Although his putter was on the cold side, it was a double bogey seven on the 10th – where his tee shot curled into a fairway bunker down the left-hand side – which really hurt. Purcell had company in the sand trap, as his Finnish playing partner Santeri Lehesmaa also put his drive there too. And, as it happened, both players suffered similar fates as their initial recovery shots hit the lip of the bunker and came back to them.

Sucker punch

“I think 10 summed up my day. I was just trying to splash it out and I thinned it straight into the lip, trying to move it 20 yards. It cost me a huge number which put a sour taste at the start of the back nine, but I held in there,” said Purcell who, to his credit, stuck to his task on that homeward run until a three-putt bogey on the 18th came like a sucker punch.

Purcell’s task, as he acknowledged, would be to bounce back with a score on home turf at Portmarnock which would enable him to move upwards to claim a place in the 64 and ties who progress to the matchplay phase of the championship.

Overall, the Irish players in the field – for only the second staging of the British Amateur Championship in the Republic – experienced a disappointing opening day’s play.

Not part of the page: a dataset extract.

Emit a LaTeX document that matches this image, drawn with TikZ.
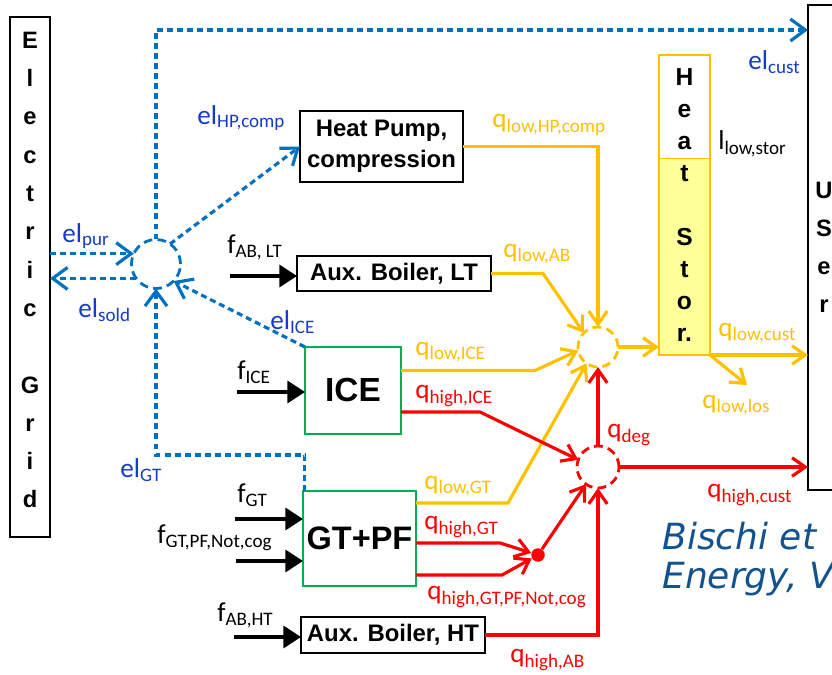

James Fox and Eanna Griffin shot 73s (one over) at Portmarnock to be in tied-32nd after the first day of qualifying, while The Castle's Robert Moran shot a 73 (two over) at The Island to be in tied-52nd. Oughterard's Devin Morley shot a 74 at Portmarnock.

One of the 38 flags which blew in the wind on the approach road was that of Morocco. And, as it happened, one of the north African country’s representatives – despite an unfamiliarity with links golf – would impress hugely as Ayoub Ssouadi claimed a share of the first day lead.

Ssouadi , winner of the Pan Arab championship least year, and England’s Harry Hall shot four-under-par 67s at The Island while Germany’s Anton Albers shot a four-under-par at Portmarnock to set the pace in the championship which has 288 competitors.